Depois de descartar a Thereza Hermany e a Ana Beatriz Lontra, como mulheres do Tom em 1970, quando foi composta a canção, Elio falou da casa que ele fazia, com a companheira, nas lonjuras da cidade.

-Era pau, pedra, lama... Tudo isso ele colocava na letra. Festa na cumeeira...

-Elio, você viu o DVD do Van Gogh sobre as cartas do Theo? - perguntei, enquanto o Luca se ocupava de uns papéis que trouxera

-Não tive tempo, Carlos.

-Eu gravei e vou trazer para você um filme sobre os últimos meses do Tolstoi.

-Deve ser bom.

-Tolstoi foi endeusado, quando envelheceu. Transformaram-no numa espécie de santo, quando ele era um pecador como muitos por aí. Nos momentos de lucidez, ele se dizia menos tolstoiano do que seus adeptos. Com isso, a mulher dele, Sófia, que teve 13 filhos, leu e copiou os rascunhos de 1300 páginas de “Guerra e Paz”, seis vezes, ficou para trás. Tchertkov, o criador da religião Tolstoiana, conseguiu que ele deixasse toda a sua fortuna para os pobres. Sófia, com toda razão, lutou contra esse sujeito e a maluquice do marido. O filme mostra esse drama verídico com muita competência, Elio. O que de bom saiu daí foi que o Tolstoísmo influenciou Gandhi e Nélson Mandela.

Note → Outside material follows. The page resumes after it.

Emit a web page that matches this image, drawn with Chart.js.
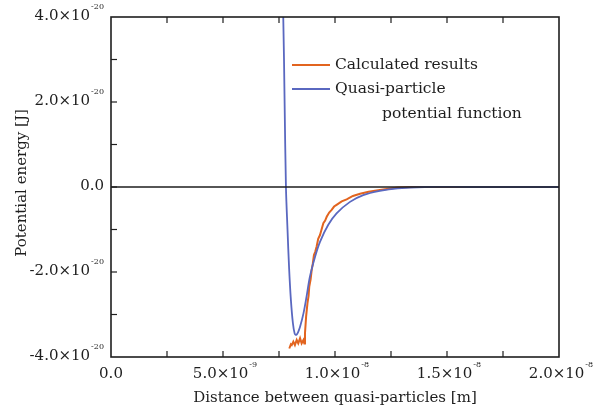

Luca mostrou uma caricatura bem feita de uma mesa de pingue-pongue que chora, com a sua saída do Unibanco e uma fotografia do seu Fusca de 1973, com placa SW 3200.

Elio pediu um gato mineiro de sobremesa, que eu chamei de gato de botas. (***)

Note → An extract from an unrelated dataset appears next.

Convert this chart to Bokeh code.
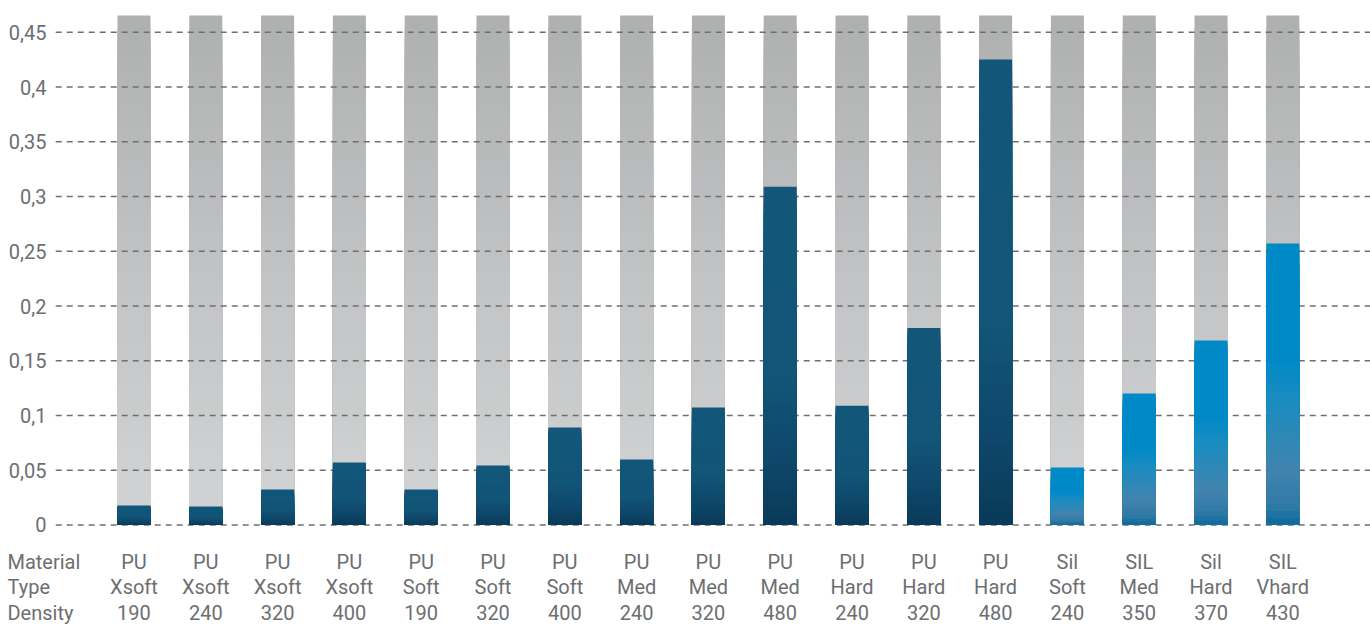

Diante de tanta doçura, eu me queixei de só darem valor, entre as obras do Umberto Eco, a “Em Nome da Rosa”.

-Cemitério de Praga” é excelente.- citou o Elio.

-A Ilha do Dia Anterior”, “O Pêndulo de Foucault”, cito só dos que li.- ressalvei.

Veio a conta, onde acrescentaram um terceiro chope que não desceu pela minha garganta nem pelos comensais que me acompanhavam.

Quando saímos do refrigerado Adegão Português, o calor era tão terrível, que o Campo de São Cristóvão mais parecia a Caatinga de São Cristóvão.

-Deixei o seu carro na pole position. - avisou-lhe o manobrista.

-Entra no carro, Elio, que vou deixá-lo no metrô.

Com o celular no ouvido, Elio aceitou o convite.

-Vou colocar o último disco do Chico.

-Mas vai ter de cantar. - desafiou-o de novo o Elio.

Quanto a mim, já estava conformado com o silêncio da dupla Apolíneo e Bem Apanhado.

(*) O Distribuidor do seu O BISCOITO MOLHADO, tomado de intensa preguiça corporal e lerdeza cerebral neste 02.02.02, informa que leu Lula em lugar de Luca. Quase que não sai o jornal.

(**) O Distribuidor faz saber que não nutre a menor simpatia pelo Adegão em pauta. Conhecedor do tema, recomenda o Adonis, de Benfica.

(***)...nem assim, morrendo de curiosidade, irei ao Adegão verificar o ‘gato mineiro’. Fico com a lembrança do ‘mineiro com botas’ sobremesa requintada, do Rio Minho, aliás, restaurante frequentado pelo Barão do Rio Branco, patrono da diplomacia e com quem concordo sobre o uso do bacalhau.